Productivity & Competitiveness

While the Southern African Development Community (SADC) is committed to Trade Liberalisation throughout its economic area, it also recognises that free trade alone cannot address all of the financial challenges that face the region. In addition to trade barriers, the region has historically experienced low economic growth, high unemployment, and a lack of capacity to compete effectively in a global marketplace.

In an effort to promote stronger economic integration and in turn improve the livelihoods of people throughout the region, SADC strives to increase the productivity of the industries of Southern Africa, allowing them to compete internationally. These efforts have a long history; in 1999, SADC launched the Declaration on Productivity, which set out mandates and strategies for boosting the regional industrial output, whilst also considering sustainable development and the inclusion of Member State citizens. The efforts of SADC to boost productivity and competitiveness are on-going.

The Declaration on Productivity

The Declaration on Productivity acknowledges that low levels of productivity in the region can be traced to a lack of common vision about productivity and a lack of information about how to improve productivity and competitiveness. SADC believes that efficient, inclusive economic systems, fair distribution of profits, and policies that integrate SADC with the Common Market for Eastern and Southern Africa (COMESA) and the East African Community (EAC) are the best options for raising the profile of industries from the region and enabling them to compete on the global stage. To accomplish its goals, the Declaration on Productivity suggests the following strategies:

Macro Level:

  • Create fiscal, trade, and labour policies that ensure access to economic assets and income-generating activities for the majority of the labour force
  • Enhance the capacity of human resources and available technological solutions
  • Strengthen links – vertically and horizontally – among large, medium, and small-scale businesses.

Institutional Level:

  • Establish an institutional framework for dispute resolution
  • Promote participation in labour relations, in turn establishing a mechanism to share gains from improved productivity

Enterprise Level:

  • Strengthen capacity of businesses to improve their operations and to interact effectively with other businesses
  • Develop a framework for implementing the Declaration
  • Helping establish national productivity organisations in all Member States by 2001, ensuring key stakeholders are involved
  • Establishing a mechanism for cooperating and sharing information with other parties
  • Monitoring productivity through collecting statistics on growth and setting benchmarks for improvement.

Recent Improvements

The SADC Member States of South Africa, Mauritius, and Seychelles have already made significant gains toward international competitiveness, placing highest in the region on 2012-2013’s World Economic Forum Global Competitiveness Report. Other Member States are also improving. The World Bank’s 2012 Doing Business Report for the SADC region cites that the Democratic Republic of Congo has reduced the time required to complete company registration and obtain a national identification number. Likewise, Madagascar has eliminated the minimum capital requirement for starting a new business and South Africa has implemented a new company law, which removed the requirement to reserve a company name and simplified incorporation documents.
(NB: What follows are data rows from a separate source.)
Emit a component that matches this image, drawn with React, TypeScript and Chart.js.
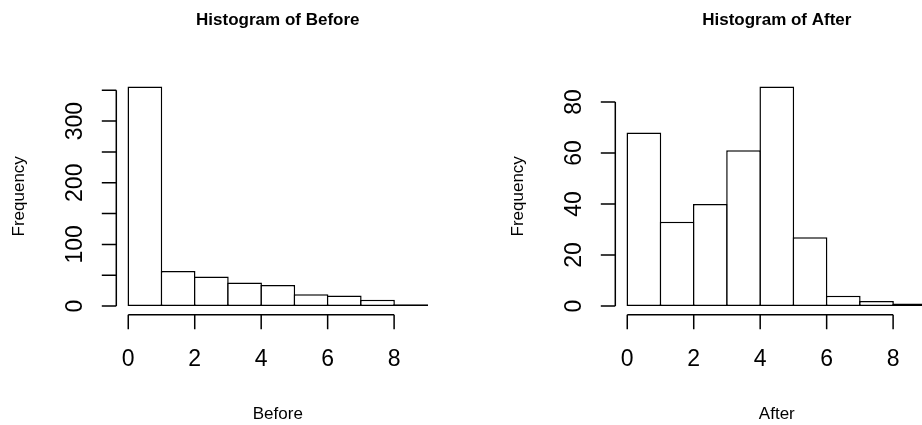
import React, { useEffect, useRef } from "react";
import { Chart, registerables } from "chart.js";

Chart.register(...registerables);

// ---- data ----
const binEdges = [0, 1, 2, 3, 4, 5, 6, 7, 8, 9];
const beforeCounts = [356, 57, 48, 38, 34, 19, 17, 10, 3];
const afterCounts = [68, 33, 40, 61, 86, 27, 4, 2, 1];
const xTicks = [0, 2, 4, 6, 8];
const beforeYTicks = [0, 50, 100, 150, 200, 250, 300, 350];
const beforeYLabels = [0, 100, 200, 300];
const afterYTicks = [0, 20, 40, 60, 80];
const afterYLabels = [0, 20, 40, 60, 80];
const titles = ["Histogram of Before", "Histogram of After"];
const xLabels = ["Before", "After"];
const yLabel = "Frequency";

// ---- layout / style ----
const FONT = '"Liberation Sans", Arial, Helvetica, sans-serif';
const PANEL_W = 499;
const PANEL_H = 425;
const PAD = { left: 116.3, right: 59.7, top: 77.8, bottom: 110.2 };
const TICK_LEN = 14.5;
const TICK_LABEL_DIST = 43;
const AXIS_TITLE_DIST = 98;
const TITLE_Y = 18.5;
const TICK_FONT = 23;
const LAB_FONT = 17;
const TITLE_FONT = 17;
const LW = 1.5;

type PanelProps = {
  title: string;
  xLabel: string;
  counts: number[];
  yTicks: number[];
  yLabels: number[];
  left: number;
};

function Panel({ title, xLabel, counts, yTicks, yLabels, left }: PanelProps) {
  const ref = useRef<HTMLCanvasElement | null>(null);

  useEffect(() => {
    const canvas = ref.current;
    if (!canvas) return;
    const xMin = binEdges[0];
    const xMax = binEdges[binEdges.length - 1];
    const xExt = (xMax - xMin) * 0.04;
    const yMax = Math.max(...counts);
    const yExt = yMax * 0.04;

    const points = counts.map((c, i) => ({
      x: (binEdges[i] + binEdges[i + 1]) / 2,
      y: c,
    }));

    const rAxes = {
      id: "rAxes",
      afterDraw(chart: any) {
        const { ctx, chartArea } = chart;
        const xs = chart.scales.x;
        const ys = chart.scales.y;
        ctx.save();
        ctx.strokeStyle = "#000";
        ctx.fillStyle = "#000";
        ctx.lineWidth = LW;
        ctx.lineCap = "butt";

        // x axis
        const ay = chartArea.bottom;
        ctx.beginPath();
        ctx.moveTo(xs.getPixelForValue(xTicks[0]), ay);
        ctx.lineTo(xs.getPixelForValue(xTicks[xTicks.length - 1]), ay);
        for (const t of xTicks) {
          const px = xs.getPixelForValue(t);
          ctx.moveTo(px, ay);
          ctx.lineTo(px, ay + TICK_LEN);
        }
        // y axis
        const ax = chartArea.left;
        ctx.moveTo(ax, ys.getPixelForValue(yTicks[0]));
        ctx.lineTo(ax, ys.getPixelForValue(yTicks[yTicks.length - 1]));
        for (const t of yTicks) {
          const py = ys.getPixelForValue(t);
          ctx.moveTo(ax, py);
          ctx.lineTo(ax - TICK_LEN, py);
        }
        ctx.stroke();

        // x tick labels
        ctx.font = `${TICK_FONT}px ${FONT}`;
        ctx.textAlign = "center";
        ctx.textBaseline = "alphabetic";
        const capT = TICK_FONT * 0.358;
        for (const t of xTicks) {
          ctx.fillText(String(t), xs.getPixelForValue(t), ay + TICK_LABEL_DIST + capT);
        }
        // y tick labels (rotated)
        for (const t of yLabels) {
          const py = ys.getPixelForValue(t);
          ctx.save();
          ctx.translate(ax - TICK_LABEL_DIST, py);
          ctx.rotate(-Math.PI / 2);
          ctx.fillText(String(t), 0, capT);
          ctx.restore();
        }

        // axis titles
        ctx.font = `${LAB_FONT}px ${FONT}`;
        const capL = LAB_FONT * 0.358;
        const cx = (chartArea.left + chartArea.right) / 2;
        const cy = (chartArea.top + chartArea.bottom) / 2;
        ctx.fillText(xLabel, cx, ay + AXIS_TITLE_DIST + capL);
        ctx.save();
        ctx.translate(ax - AXIS_TITLE_DIST, cy);
        ctx.rotate(-Math.PI / 2);
        ctx.fillText(yLabel, 0, capL);
        ctx.restore();

        // main title
        ctx.font = `bold ${TITLE_FONT}px ${FONT}`;
        ctx.fillText(title, cx, TITLE_Y + TITLE_FONT * 0.358);
        ctx.restore();
      },
    };

    const chart = new Chart(canvas, {
      type: "bar",
      data: {
        datasets: [
          {
            label: title,
            data: points as any,
            backgroundColor: "#ffffff",
            borderColor: "#000000",
            borderWidth: LW,
            borderSkipped: false,
            barPercentage: 1.045,
            categoryPercentage: 1,
            grouped: false,
          } as any,
        ],
      },
      options: {
        animation: false,
        responsive: false,
        maintainAspectRatio: false,
        devicePixelRatio: 1,
        layout: { padding: PAD },
        plugins: {
          legend: { display: false },
          tooltip: { enabled: false },
          title: { display: false },
        },
        scales: {
          x: {
            type: "linear",
            display: false,
            offset: false,
            min: xMin - xExt,
            max: xMax + xExt,
            ticks: { stepSize: 1, includeBounds: false } as any,
          },
          y: {
            type: "linear",
            display: false,
            min: -yExt,
            max: yMax + yExt,
          },
        },
      },
      plugins: [rAxes],
    });

    return () => chart.destroy();
  }, [title, xLabel, counts, yTicks, yLabels]);

  return (
    <canvas
      ref={ref}
      width={PANEL_W}
      height={PANEL_H}
      style={{ position: "absolute", left, top: 0, width: PANEL_W, height: PANEL_H }}
    />
  );
}

export default function App() {
  return (
    <div
      style={{
        position: "absolute",
        left: 0,
        top: 0,
        width: 922,
        height: 425,
        overflow: "hidden",
        background: "#ffffff",
      }}
    >
      <Panel
        title={titles[0]}
        xLabel={xLabels[0]}
        counts={beforeCounts}
        yTicks={beforeYTicks}
        yLabels={beforeYLabels}
        left={0}
      />
      <Panel
        title={titles[1]}
        xLabel={xLabels[1]}
        counts={afterCounts}
        yTicks={afterYTicks}
        yLabels={afterYLabels}
        left={PANEL_W}
      />
    </div>
  );
}
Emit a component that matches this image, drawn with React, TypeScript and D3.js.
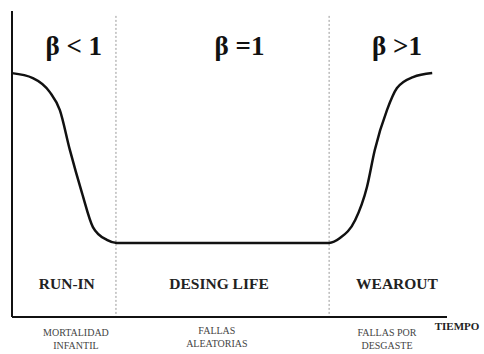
import React, { useRef, useEffect } from "react";
import * as d3 from "d3";

// bathtub curve (time 0-100, failure rate 0-100)
const time = [0, 4.8, 8.7, 11.0, 13.3, 16.1, 18.6, 21.8, 24.1, 50, 72.9, 75.4, 78.9, 81.6, 83.4, 86.2, 88.5, 92.2, 96.6];
const rate = [79.7, 78.1, 73.5, 67.6, 54.6, 40.5, 29.4, 25.2, 24.2, 24.2, 24.2, 25.8, 31.7, 42.5, 54.6, 67.6, 74.8, 78.4, 79.7];

const boundaries = [23.9, 72.9];
const betaLabels = ["β < 1", "β =1", "β >1"];
const phaseLabels = ["RUN-IN", "DESING LIFE", "WEAROUT"];
const causeLabels = [["MORTALIDAD", "INFANTIL"], ["FALLAS", "ALEATORIAS"], ["FALLAS POR", "DESGASTE"]];
const betaCenters = [14.2, 52.3, 88.5];
const phaseCenters = [12.6, 47.6, 88.5];
const causeCenters = [14.7, 47.1, 86.2];

const W = 484;
const H = 354;

const App = () => {
  const svgRef = useRef<SVGSVGElement>(null);

  useEffect(() => {
    const svg = d3.select(svgRef.current);
    svg.selectAll("*").remove();

    const x = d3.scaleLinear().domain([0, 100]).range([12, 447]);
    const y = d3.scaleLinear().domain([0, 100]).range([317, 11]);

    // dashed phase boundaries
    svg.selectAll(".bound")
      .data(boundaries)
      .enter()
      .append("line")
      .attr("x1", d => x(d))
      .attr("x2", d => x(d))
      .attr("y1", y(98.4))
      .attr("y2", y(0))
      .attr("stroke", "#999")
      .attr("stroke-width", 1)
      .attr("stroke-dasharray", "2,2");

    // axes
    svg.append("line")
      .attr("x1", x(0)).attr("x2", x(0))
      .attr("y1", y(100)).attr("y2", y(0))
      .attr("stroke", "#111").attr("stroke-width", 2);
    svg.append("line")
      .attr("x1", x(0)).attr("x2", x(100))
      .attr("y1", y(0)).attr("y2", y(0))
      .attr("stroke", "#111").attr("stroke-width", 2);

    // curve
    const pts = time.map((t, i) => [t, rate[i]] as [number, number]);
    const line = d3.line<[number, number]>()
      .x(d => x(d[0]))
      .y(d => y(d[1]))
      .curve(d3.curveMonotoneX);
    svg.append("path")
      .datum(pts)
      .attr("d", line)
      .attr("fill", "none")
      .attr("stroke", "#111")
      .attr("stroke-width", 2.5);

    const font = "'Liberation Serif', 'Times New Roman', serif";

    // beta labels
    svg.selectAll(".beta")
      .data(betaLabels)
      .enter()
      .append("text")
      .attr("x", (d, i) => x(betaCenters[i]))
      .attr("y", 55)
      .attr("text-anchor", "middle")
      .attr("font-family", font)
      .attr("font-weight", "bold")
      .attr("font-size", 27)
      .attr("fill", "#111")
      .text(d => d);

    // phase labels
    svg.selectAll(".phase")
      .data(phaseLabels)
      .enter()
      .append("text")
      .attr("x", (d, i) => x(phaseCenters[i]))
      .attr("y", 289)
      .attr("text-anchor", "middle")
      .attr("font-family", font)
      .attr("font-weight", "bold")
      .attr("font-size", 15.5)
      .attr("fill", "#222")
      .text(d => d);

    // cause labels under the axis
    causeLabels.forEach((lines, i) => {
      const t = svg.append("text")
        .attr("text-anchor", "middle")
        .attr("font-family", font)
        .attr("font-size", 10)
        .attr("fill", "#444");
      lines.forEach((s, j) => {
        t.append("tspan")
          .attr("x", x(causeCenters[i]))
          .attr("y", (i === 1 ? 334 : 336) + j * 13)
          .text(s);
      });
    });

    svg.append("text")
      .attr("x", 457)
      .attr("y", 330)
      .attr("text-anchor", "middle")
      .attr("font-family", font)
      .attr("font-weight", "bold")
      .attr("font-size", 11)
      .attr("fill", "#222")
      .text("TIEMPO");
  }, []);

  return (
    <svg ref={svgRef} width={W} height={H}
      style={{ position: "absolute", left: 0, top: 0, background: "#fff" }}></svg>
  );
};

export default App;
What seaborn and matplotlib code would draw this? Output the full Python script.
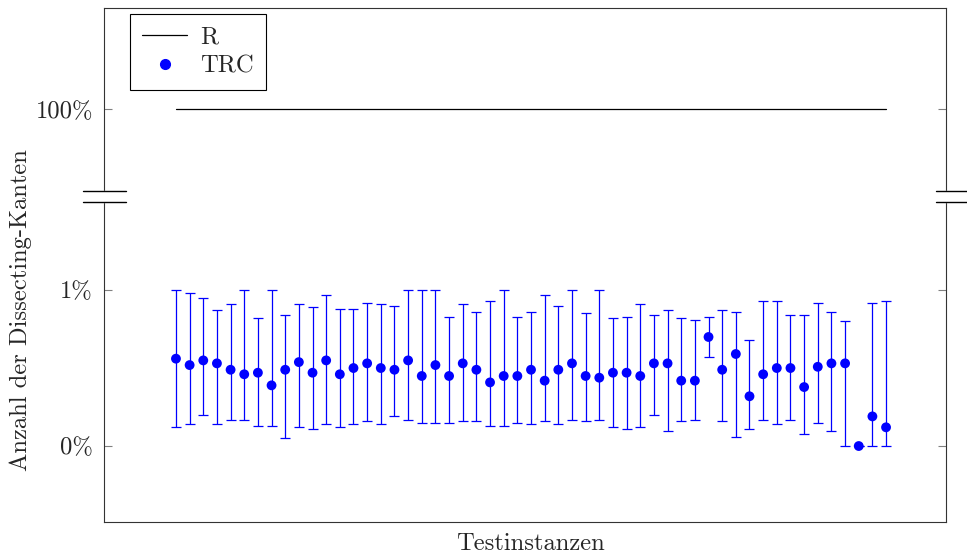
"""Dissecting-Kanten je Testinstanz (TRC mit Spannweite, R als Referenz)."""
import numpy as np
import pandas as pd
import matplotlib
matplotlib.use("Agg")
import matplotlib.pyplot as plt
import seaborn as sns
from matplotlib.lines import Line2D
from matplotlib.patches import Rectangle

# TRC: Mittelwert, Maximum, Minimum in Prozent je Testinstanz
trc_mean = [0.560, 0.519, 0.549, 0.530, 0.489, 0.460, 0.470, 0.389, 0.489, 0.538,
             0.470, 0.549, 0.460, 0.500, 0.530, 0.500, 0.489, 0.549, 0.449, 0.519,
             0.449, 0.530, 0.489, 0.408, 0.449, 0.449, 0.489, 0.419, 0.489, 0.530,
             0.449, 0.438, 0.470, 0.470, 0.449, 0.530, 0.530, 0.419, 0.419, 0.699,
             0.489, 0.590, 0.319, 0.460, 0.500, 0.500, 0.378, 0.508, 0.530, 0.530,
             0.000, 0.190, 0.120]
trc_max = [1.008, 0.979, 0.949, 0.870, 0.910, 1.000, 0.819, 1.000, 0.840, 0.910,
            0.889, 0.970, 0.880, 0.880, 0.919, 0.910, 0.899, 1.019, 1.030, 1.008,
            0.829, 0.910, 0.859, 0.929, 1.030, 0.829, 0.859, 0.970, 0.899, 1.060,
            0.851, 1.008, 0.819, 0.829, 0.910, 0.840, 0.870, 0.819, 0.810, 0.829,
            0.870, 0.859, 0.679, 0.929, 0.929, 0.840, 0.840, 0.919, 0.859, 0.799,
            0.000, 0.919, 0.929]
trc_min = [0.120, 0.139, 0.199, 0.139, 0.169, 0.169, 0.130, 0.130, 0.049, 0.120,
            0.109, 0.139, 0.120, 0.139, 0.158, 0.139, 0.190, 0.169, 0.149, 0.149,
            0.149, 0.158, 0.158, 0.130, 0.130, 0.149, 0.139, 0.158, 0.139, 0.169,
            0.158, 0.169, 0.120, 0.109, 0.120, 0.199, 0.098, 0.158, 0.169, 0.569,
            0.158, 0.060, 0.109, 0.169, 0.139, 0.169, 0.079, 0.149, 0.098, 0.000,
            0.000, 0.000, 0.000]
r_value = 100.0
y_ticks = [0, 1, 100]
y_tick_labels = ["0%", "1%", "100%"]

n = len(trc_mean)
df = pd.DataFrame({
    "instanz": np.arange(n),
    "mean": trc_mean,
    "max": trc_max,
    "min": trc_min,
    "R": [r_value] * n,
})

# gebrochene y-Achse: 0..1 % linear, darüber gestaucht bis 100 %
knots_data = [-10, 1, 100, 200]
knots_axis = [-10, 1, 2.16, 3.16]


def fwd(y):
    return np.interp(y, knots_data, knots_axis)


def inv(y):
    return np.interp(y, knots_axis, knots_data)


FS = 17.7

sns.set_style("ticks")
plt.rcParams["font.family"] = ["cmr10", "DejaVu Serif"]
plt.rcParams["mathtext.fontset"] = "cm"
plt.rcParams["axes.formatter.use_mathtext"] = True

fig = plt.figure(figsize=(9.67, 5.55), dpi=100)
ax = fig.add_axes([104 / 967, 33 / 555, 842 / 967, 514 / 555])
ax.set_yscale("function", functions=(fwd, inv))

ax.errorbar(df["instanz"], df["mean"],
            yerr=[df["mean"] - df["min"], df["max"] - df["mean"]],
            fmt="none", ecolor="blue", elinewidth=0.9, capsize=3.3,
            capthick=0.9, zorder=2)
sns.lineplot(data=df, x="instanz", y="R", color="black", linewidth=0.9,
             ax=ax, zorder=3, legend=False)
sns.scatterplot(data=df, x="instanz", y="mean", color="blue", s=50,
                edgecolor="none", ax=ax, zorder=4, legend=False)

ax.set_xlim(-5.27, 56.39)
ax.set_ylim(inv(-0.487), inv(2.808))
ax.set_xticks([])
ax.set_yticks(y_ticks)
ax.set_yticklabels(y_tick_labels, fontsize=FS)
ax.minorticks_off()
ax.tick_params(axis="y", direction="in", length=6, width=0.8, color="#808080",
               left=True, right=True, pad=8)

for s in ax.spines.values():
    s.set_linewidth(0.8)
    s.set_color("#333333")

ax.set_xlabel("Testinstanzen", fontsize=FS)
ax.set_ylabel("Anzahl der Dissecting-Kanten", fontsize=FS)
ax.xaxis.set_label_coords(0.507, -0.022)
ax.yaxis.set_label_coords(-0.085, 0.4125)

# Achsenbruch links und rechts
y_hi, y_lo = (522 - 191) / 514, (522 - 201.5) / 514
for x0, x1 in [(-0.025, 0.026), (0.988, 1.03)]:
    xc = 0.0 if x0 < 0 else 1.0
    ax.add_patch(Rectangle((xc - 0.004, y_lo), 0.008, y_hi - y_lo,
                           transform=ax.transAxes, color="white",
                           clip_on=False, zorder=5))
    for yy in (y_hi, y_lo):
        ax.add_line(Line2D([x0, x1], [yy, yy], transform=ax.transAxes,
                           color="black", linewidth=1.0, clip_on=False,
                           zorder=6))

handles = [
    Line2D([0], [0], color="black", linewidth=0.9),
    Line2D([0], [0], color="blue", marker="o", linestyle="none",
           markersize=7),
]
leg = ax.legend(handles, ["R", "TRC"], loc="upper left", fontsize=FS,
                frameon=True, fancybox=False, edgecolor="black",
                framealpha=1, borderpad=0.5, handlelength=1.8,
                handletextpad=0.55, labelspacing=0.28, borderaxespad=0,
                bbox_to_anchor=(0.031, 0.988))
leg.get_frame().set_linewidth(0.8)

fig.savefig("out.png", dpi=100)
plt.close(fig)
Despite good progress, the 2012 Doing Business Report shows that business procedures remain uneven throughout the region. While it takes only six days to start a new business in Mauritius, it takes up to 90 days in Zimbabwe. Likewise, the cost to start a new business (as a percentage of income) is 0.3 % in South Africa, but 551.4 % in Democratic Republic in Congo. It takes just 16 days to register property in Botswana, but 184 days in Angola. These variations harm the competitiveness of the region as a whole. For this reason, SADC is dedicated to working with its Member States to reduce these barriers, thereby increasing the economic productivity of the region.

Strategic Plan to Increase Productivity and Competitiveness

In addition to the Declaration on Productivity, SADC activities are also driven strategic plans such as the Regional Indicative Strategic Development Plan that aims to increase the productivity and competitiveness of industries in the SADC region.

The Regional Indicative Strategic Development Plan notes that fixing supply-side problems is essential to improve productivity in the region and to ease the impact the Free Trade Area has on less-developed Member States that rely on tariffs. The Regional Indicative Strategic Development Plan also recommends Member States focus on promoting entrepreneurship, especially among women; and on expanding technology as a means to improving productivity in the industry, mining, tourism, and agriculture sectors.

Infrastructure issues also directly impact the effectiveness of industry, especially as most of the population of the SADC region live in rural areas. The Regional Indicative Strategic Development Plan advises Member States to liberalise road, air, sea, and rail transport to foster an integrated network of infrastructure that links rural communities with markets.

In order to monitor gains in productivity, SADC launched an annual Competitiveness and Business Climate Survey in 2003. These surveys are followed by a Biennial Business Forum, in which participating delegates are able to discuss plans to increase productivity and competitiveness of the region at large.